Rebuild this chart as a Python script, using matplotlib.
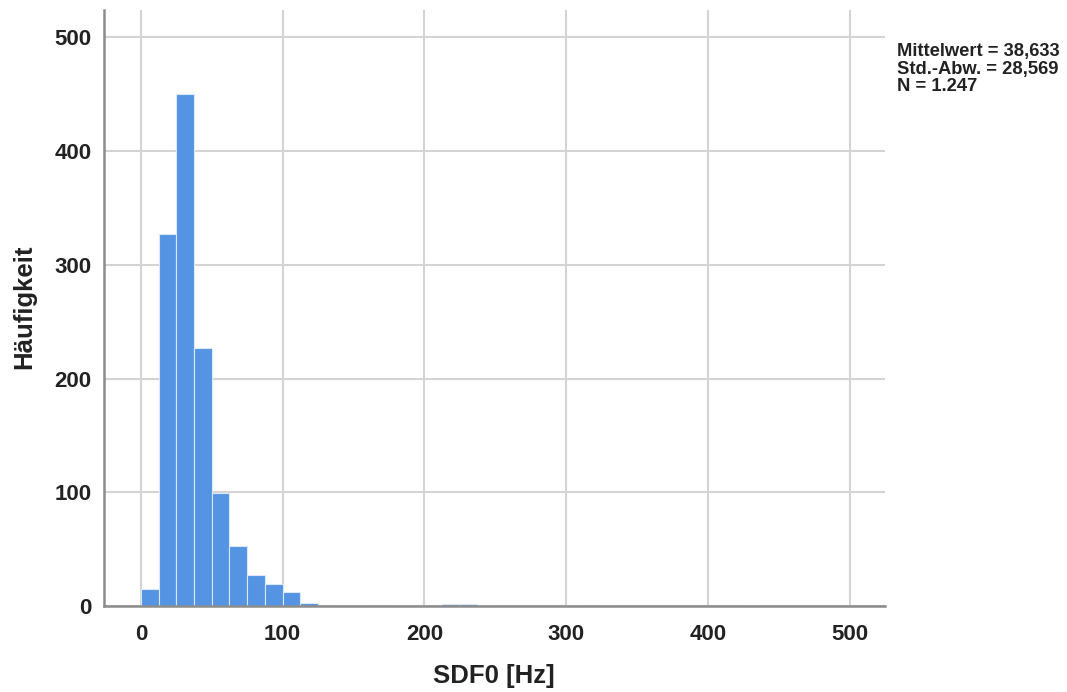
import matplotlib
matplotlib.use("Agg")
import matplotlib.pyplot as plt

# histogram of SDF0, bins of 12.5 Hz starting at 0
bin_width = 12.5
counts = [15, 327, 450, 227, 99, 53, 27, 19, 12, 3,
          0, 1, 1, 0, 1, 1, 0, 2, 2, 1,
          0, 0, 0, 0, 1, 0, 1, 0, 0, 0,
          0, 0, 0, 0, 1, 0, 0, 0, 0, 0]
x_ticks = [0, 100, 200, 300, 400, 500]
y_ticks = [0, 100, 200, 300, 400, 500]
stats_text = "Mittelwert = 38,633\nStd.-Abw. = 28,569\nN = 1.247"
x_label = "SDF0 [Hz]"
y_label = "Häufigkeit"

plt.rcParams['font.family'] = ['Liberation Sans', 'DejaVu Sans']

fig = plt.figure(figsize=(10.67, 6.92), dpi=100)
ax = fig.add_axes([104/1067, 86/692, 781/1067, 596/692])

lefts = [i*bin_width for i in range(len(counts))]
ax.bar(lefts, counts, width=bin_width, align='edge', color='#5494E2',
       edgecolor='#dbe8f8', linewidth=0.8, zorder=2)

ax.set_xlim(-26, 525)
ax.set_ylim(0, 524)
ax.set_xticks(x_ticks)
ax.set_yticks(y_ticks)
ax.set_axisbelow(True)
ax.grid(True, color='#d4d4d4', linewidth=1.5)

for s in ['top', 'right']:
    ax.spines[s].set_visible(False)
for s in ['left', 'bottom']:
    ax.spines[s].set_color('#8c8c8c')
    ax.spines[s].set_linewidth(1.8)
    ax.spines[s].set_zorder(3)

ax.tick_params(axis='both', length=0, labelsize=16, colors='#222222')
ax.tick_params(axis='y', pad=9)
ax.tick_params(axis='x', pad=13)
for lab in ax.get_xticklabels() + ax.get_yticklabels():
    lab.set_fontweight('bold')

fig.text(494/1067, 1 - 676/692, x_label, ha='center', va='center',
         fontsize=18.5, fontweight='bold', color='#222222')
fig.text(24/1067, 1 - 307/692, y_label, ha='center', va='center',
         rotation=90, fontsize=18.5, fontweight='bold', color='#222222')

fig.text(897/1067, 1 - 43/692, stats_text, ha='left', va='top',
         fontsize=13.2, fontweight='bold', linespacing=1.05, color='#222222')

fig.savefig("out.png", dpi=100)
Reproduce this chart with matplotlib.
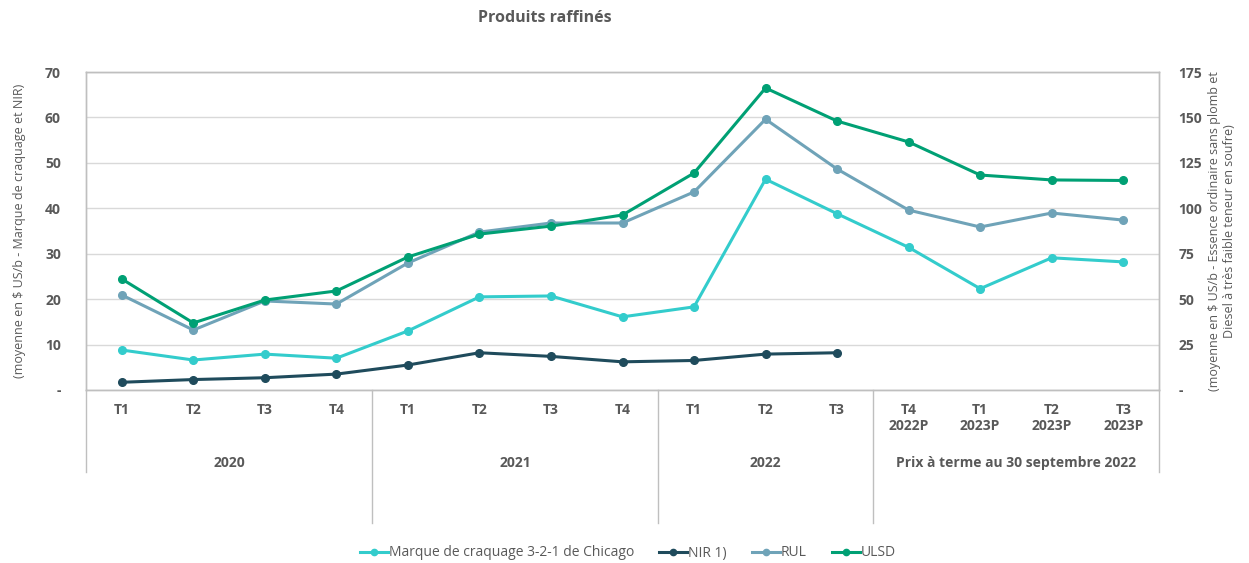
import matplotlib
matplotlib.use("Agg")
import matplotlib.pyplot as plt
from matplotlib.transforms import blended_transform_factory
from matplotlib.lines import Line2D

plt.rcParams['font.family'] = ['Open Sans', 'DejaVu Sans']

categories = ["T1", "T2", "T3", "T4", "T1", "T2", "T3", "T4", "T1", "T2", "T3",
              "T4\n2022P", "T1\n2023P", "T2\n2023P", "T3\n2023P"]
groups = ["2020", "2021", "2022", "Prix à terme au 30 septembre 2022"]
group_sizes = [4, 4, 3, 4]

chicago = [8.8, 6.6, 7.9, 7.0, 13.0, 20.5, 20.7, 16.1, 18.3, 46.4, 38.8, 31.4, 22.3, 29.1, 28.2]
nir = [1.7, 2.3, 2.7, 3.5, 5.5, 8.2, 7.4, 6.2, 6.5, 7.9, 8.2]
rul = [52.3, 33.0, 49.0, 47.3, 69.9, 86.9, 91.9, 91.9, 109.0, 149.0, 121.6, 99.0, 89.7, 97.4, 93.5]
ulsd = [61.1, 36.9, 49.5, 54.5, 73.2, 85.8, 90.2, 96.3, 119.4, 166.2, 148.0, 136.5, 118.3, 115.6, 115.3]

left_ticks = [0, 10, 20, 30, 40, 50, 60, 70]
left_labels = ["-", "10", "20", "30", "40", "50", "60", "70"]
right_ticks = [0, 25, 50, 75, 100, 125, 150, 175]
right_labels = ["-", "25", "50", "75", "100", "125", "150", "175"]

c_chicago = "#33CCCC"
c_nir = "#1F4B5C"
c_rul = "#6FA3B8"
c_ulsd = "#00A074"
txt = "#595959"
grid_c = "#D9D9D9"
border_c = "#BFBFBF"

fig = plt.figure(figsize=(12.49, 5.63), dpi=100)
ax = fig.add_axes([86/1249, 1-390/563, (1159-86)/1249, (390-72)/563])
ax2 = ax.twinx()

x = list(range(len(categories)))
lw = 2.2
ms = 5.5
ax.plot(x, chicago, color=c_chicago, lw=lw, marker="o", ms=ms, zorder=3)
ax.plot(x[:len(nir)], nir, color=c_nir, lw=lw, marker="o", ms=ms, zorder=3)
ax2.plot(x, rul, color=c_rul, lw=lw, marker="o", ms=ms, zorder=3)
ax2.plot(x, ulsd, color=c_ulsd, lw=lw, marker="o", ms=ms, zorder=4)

ax.set_xlim(-0.5, len(categories) - 0.5)
ax.set_ylim(0, 70)
ax2.set_ylim(0, 175)
ax.set_yticks(left_ticks)
ax.set_yticklabels(left_labels)
ax2.set_yticks(right_ticks)
ax2.set_yticklabels(right_labels)
ax.set_xticks(x)
ax.set_xticklabels(categories)

for a in (ax, ax2):
    a.tick_params(length=0, labelsize=10, labelcolor=txt)
    for lab in a.get_yticklabels() + a.get_xticklabels():
        lab.set_fontweight("bold")
    for s in a.spines.values():
        s.set_color(border_c)
        s.set_linewidth(1.0)
ax.tick_params(axis="y", pad=18)
ax2.tick_params(axis="y", pad=14)
ax.tick_params(axis="x", pad=9)
for lab in ax.get_xticklabels():
    lab.set_linespacing(1.25)

ax.yaxis.grid(True, color=grid_c, lw=1.0)
ax.set_axisbelow(True)

ax.set_ylabel("(moyenne en $ US/b - Marque de craquage et NIR)", color=txt, fontsize=9, labelpad=14)
ax2.set_ylabel("(moyenne en $ US/b - Essence ordinaire sans plomb et\nDiesel à très faible teneur en soufre)",
               color=txt, fontsize=9, labelpad=4)

fig.text(545/1249, 1-18/563, "Produits raffinés", ha="center", va="center",
         fontsize=11.5, fontweight="bold", color=txt)

# group labels and separators
tr = blended_transform_factory(ax.transData, fig.transFigure)
start = -0.5
bounds = [start]
for g, n in zip(groups, group_sizes):
    end = start + n
    ax.text((start + end) / 2, 1-463/563, g, transform=tr, ha="center", va="center",
            fontsize=10, fontweight="bold", color=txt)
    start = end
    bounds.append(end)
for i, b in enumerate(bounds):
    outer = i == 0 or i == len(bounds) - 1
    y0 = 1-472/563 if outer else 1-523/563
    fig.add_artist(Line2D([b, b], [1-390/563, y0], transform=tr, color=border_c, lw=1.0))

handles = [
    Line2D([], [], color=c_chicago, lw=lw, marker="o", ms=4.5),
    Line2D([], [], color=c_nir, lw=lw, marker="o", ms=4.5),
    Line2D([], [], color=c_rul, lw=lw, marker="o", ms=4.5),
    Line2D([], [], color=c_ulsd, lw=lw, marker="o", ms=4.5),
]
labels = ["Marque de craquage 3-2-1 de Chicago", "NIR 1)", "RUL", "ULSD"]
leg = fig.legend(handles, labels, loc="center", bbox_to_anchor=(628/1249, 1-553/563), ncol=4,
                 frameon=False, fontsize=10, handlelength=2.0, handletextpad=0.1, columnspacing=1.8)
for t in leg.get_texts():
    t.set_color(txt)

fig.savefig("out.png", dpi=100)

== == ==

WORK TO COMPLETE: Return all of the data exactly as written, and drop the pictures.

WRITTEN ANSWER:
Rebuild this chart as a Python script, using matplotlib.
import matplotlib
matplotlib.use("Agg")
import matplotlib.pyplot as plt

# histogram of SDF0, bins of 12.5 Hz starting at 0
bin_width = 12.5
counts = [15, 327, 450, 227, 99, 53, 27, 19, 12, 3,
          0, 1, 1, 0, 1, 1, 0, 2, 2, 1,
          0, 0, 0, 0, 1, 0, 1, 0, 0, 0,
          0, 0, 0, 0, 1, 0, 0, 0, 0, 0]
x_ticks = [0, 100, 200, 300, 400, 500]
y_ticks = [0, 100, 200, 300, 400, 500]
stats_text = "Mittelwert = 38,633\nStd.-Abw. = 28,569\nN = 1.247"
x_label = "SDF0 [Hz]"
y_label = "Häufigkeit"

plt.rcParams['font.family'] = ['Liberation Sans', 'DejaVu Sans']

fig = plt.figure(figsize=(10.67, 6.92), dpi=100)
ax = fig.add_axes([104/1067, 86/692, 781/1067, 596/692])

lefts = [i*bin_width for i in range(len(counts))]
ax.bar(lefts, counts, width=bin_width, align='edge', color='#5494E2',
       edgecolor='#dbe8f8', linewidth=0.8, zorder=2)

ax.set_xlim(-26, 525)
ax.set_ylim(0, 524)
ax.set_xticks(x_ticks)
ax.set_yticks(y_ticks)
ax.set_axisbelow(True)
ax.grid(True, color='#d4d4d4', linewidth=1.5)

for s in ['top', 'right']:
    ax.spines[s].set_visible(False)
for s in ['left', 'bottom']:
    ax.spines[s].set_color('#8c8c8c')
    ax.spines[s].set_linewidth(1.8)
    ax.spines[s].set_zorder(3)

ax.tick_params(axis='both', length=0, labelsize=16, colors='#222222')
ax.tick_params(axis='y', pad=9)
ax.tick_params(axis='x', pad=13)
for lab in ax.get_xticklabels() + ax.get_yticklabels():
    lab.set_fontweight('bold')

fig.text(494/1067, 1 - 676/692, x_label, ha='center', va='center',
         fontsize=18.5, fontweight='bold', color='#222222')
fig.text(24/1067, 1 - 307/692, y_label, ha='center', va='center',
         rotation=90, fontsize=18.5, fontweight='bold', color='#222222')

fig.text(897/1067, 1 - 43/692, stats_text, ha='left', va='top',
         fontsize=13.2, fontweight='bold', linespacing=1.05, color='#222222')

fig.savefig("out.png", dpi=100)
Reproduce this chart with matplotlib.
import matplotlib
matplotlib.use("Agg")
import matplotlib.pyplot as plt
from matplotlib.transforms import blended_transform_factory
from matplotlib.lines import Line2D

plt.rcParams['font.family'] = ['Open Sans', 'DejaVu Sans']

categories = ["T1", "T2", "T3", "T4", "T1", "T2", "T3", "T4", "T1", "T2", "T3",
              "T4\n2022P", "T1\n2023P", "T2\n2023P", "T3\n2023P"]
groups = ["2020", "2021", "2022", "Prix à terme au 30 septembre 2022"]
group_sizes = [4, 4, 3, 4]

chicago = [8.8, 6.6, 7.9, 7.0, 13.0, 20.5, 20.7, 16.1, 18.3, 46.4, 38.8, 31.4, 22.3, 29.1, 28.2]
nir = [1.7, 2.3, 2.7, 3.5, 5.5, 8.2, 7.4, 6.2, 6.5, 7.9, 8.2]
rul = [52.3, 33.0, 49.0, 47.3, 69.9, 86.9, 91.9, 91.9, 109.0, 149.0, 121.6, 99.0, 89.7, 97.4, 93.5]
ulsd = [61.1, 36.9, 49.5, 54.5, 73.2, 85.8, 90.2, 96.3, 119.4, 166.2, 148.0, 136.5, 118.3, 115.6, 115.3]

left_ticks = [0, 10, 20, 30, 40, 50, 60, 70]
left_labels = ["-", "10", "20", "30", "40", "50", "60", "70"]
right_ticks = [0, 25, 50, 75, 100, 125, 150, 175]
right_labels = ["-", "25", "50", "75", "100", "125", "150", "175"]

c_chicago = "#33CCCC"
c_nir = "#1F4B5C"
c_rul = "#6FA3B8"
c_ulsd = "#00A074"
txt = "#595959"
grid_c = "#D9D9D9"
border_c = "#BFBFBF"

fig = plt.figure(figsize=(12.49, 5.63), dpi=100)
ax = fig.add_axes([86/1249, 1-390/563, (1159-86)/1249, (390-72)/563])
ax2 = ax.twinx()

x = list(range(len(categories)))
lw = 2.2
ms = 5.5
ax.plot(x, chicago, color=c_chicago, lw=lw, marker="o", ms=ms, zorder=3)
ax.plot(x[:len(nir)], nir, color=c_nir, lw=lw, marker="o", ms=ms, zorder=3)
ax2.plot(x, rul, color=c_rul, lw=lw, marker="o", ms=ms, zorder=3)
ax2.plot(x, ulsd, color=c_ulsd, lw=lw, marker="o", ms=ms, zorder=4)

ax.set_xlim(-0.5, len(categories) - 0.5)
ax.set_ylim(0, 70)
ax2.set_ylim(0, 175)
ax.set_yticks(left_ticks)
ax.set_yticklabels(left_labels)
ax2.set_yticks(right_ticks)
ax2.set_yticklabels(right_labels)
ax.set_xticks(x)
ax.set_xticklabels(categories)

for a in (ax, ax2):
    a.tick_params(length=0, labelsize=10, labelcolor=txt)
    for lab in a.get_yticklabels() + a.get_xticklabels():
        lab.set_fontweight("bold")
    for s in a.spines.values():
        s.set_color(border_c)
        s.set_linewidth(1.0)
ax.tick_params(axis="y", pad=18)
ax2.tick_params(axis="y", pad=14)
ax.tick_params(axis="x", pad=9)
for lab in ax.get_xticklabels():
    lab.set_linespacing(1.25)

ax.yaxis.grid(True, color=grid_c, lw=1.0)
ax.set_axisbelow(True)

ax.set_ylabel("(moyenne en $ US/b - Marque de craquage et NIR)", color=txt, fontsize=9, labelpad=14)
ax2.set_ylabel("(moyenne en $ US/b - Essence ordinaire sans plomb et\nDiesel à très faible teneur en soufre)",
               color=txt, fontsize=9, labelpad=4)

fig.text(545/1249, 1-18/563, "Produits raffinés", ha="center", va="center",
         fontsize=11.5, fontweight="bold", color=txt)

# group labels and separators
tr = blended_transform_factory(ax.transData, fig.transFigure)
start = -0.5
bounds = [start]
for g, n in zip(groups, group_sizes):
    end = start + n
    ax.text((start + end) / 2, 1-463/563, g, transform=tr, ha="center", va="center",
            fontsize=10, fontweight="bold", color=txt)
    start = end
    bounds.append(end)
for i, b in enumerate(bounds):
    outer = i == 0 or i == len(bounds) - 1
    y0 = 1-472/563 if outer else 1-523/563
    fig.add_artist(Line2D([b, b], [1-390/563, y0], transform=tr, color=border_c, lw=1.0))

handles = [
    Line2D([], [], color=c_chicago, lw=lw, marker="o", ms=4.5),
    Line2D([], [], color=c_nir, lw=lw, marker="o", ms=4.5),
    Line2D([], [], color=c_rul, lw=lw, marker="o", ms=4.5),
    Line2D([], [], color=c_ulsd, lw=lw, marker="o", ms=4.5),
]
labels = ["Marque de craquage 3-2-1 de Chicago", "NIR 1)", "RUL", "ULSD"]
leg = fig.legend(handles, labels, loc="center", bbox_to_anchor=(628/1249, 1-553/563), ncol=4,
                 frameon=False, fontsize=10, handlelength=2.0, handletextpad=0.1, columnspacing=1.8)
for t in leg.get_texts():
    t.set_color(txt)

fig.savefig("out.png", dpi=100)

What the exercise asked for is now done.